When we ask managers to name the toughest challenge associated with leading virtual teams, there’s one answer that always pops to the top of the list: Building trust. Or in some cases, it’s re-building trust.
Building trust is hard for any team, but it’s especially hard for virtual teams, whose members have few opportunities to interact personally. Virtual teams often evolve around projects, with people coming together and drifting away during different phases. When teams span different cultures (whether national, generational or functional), misunderstandings can crop up more frequently with virtual teams, are much harder to detect, and can be awkward to address. Plus, virtual teams rarely allocate special time for relationship-building. So when times are tough, it’s almost impossible to drop everything for the kind of heart-to-heart talks that can repair relationships.

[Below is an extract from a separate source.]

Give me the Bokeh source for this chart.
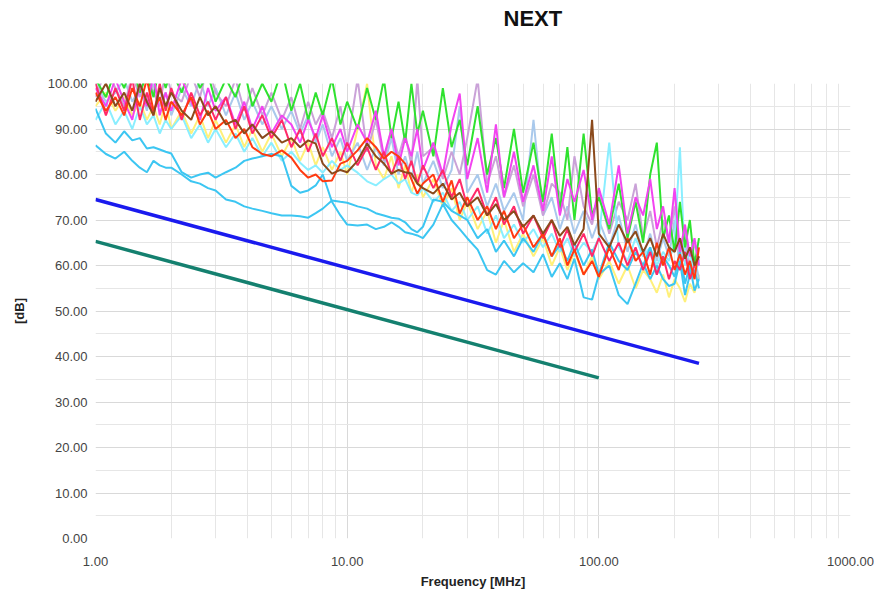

In this article, we offer practical tips for building trust among virtual teams. While many of the same practices can be put to use for teams of any kind, building trust among those you can’t see (and may never have met) is significantly more challenging and critical.
Set the tone as the team leader
The way a team leader interacts with team members on phone calls and in virtual meetings sets the tone for the whole team. This includes tone of voice as well and the warmth with which we say hello. Smiling while talking on the phone can have an impact on others, even if they can’t see you. Try it and observe how your tone and tenor changes. Being rested and well prepared for team meetings will result in a positive, calm demeanor and a good demonstration of active listening—-all of which will have a lasting positive impact on your team.
Use a team kick-off as a time to create social capital, and build from there
Unlike co-located teams that can bond during face-to-face kick-off events, virtual teams also need these “getting-to-know-you” sessions. Dedicating an hour-long virtual meeting for a relaxed conversation about family, interests, professional background and aspirations, for example, can pay big dividends later on. Doing this early on gives members more reasons to keep in touch with colleagues, either 1:1 or as a team. Conversations do not, and should not, be all business, all the time.
Invite people to reveal a piece of themselves at every opportunity
Some people dislike “chatting” on team calls, especially when time is of the essence. Others feel they can’t really trust another without knowing something about the real person behind the voice. Make it easy and fast for people to reveal a little bit of information about themselves. For example, you can ask people to answer a quick (non-invasive) personal question as they log in and/or dial in, such as “What is the title of the last book you’ve read? or “Describe what you like best about winter.” Little by little, people will develop a deeper sense of the whole person, enabling them to forge connections they may otherwise never have been able to make.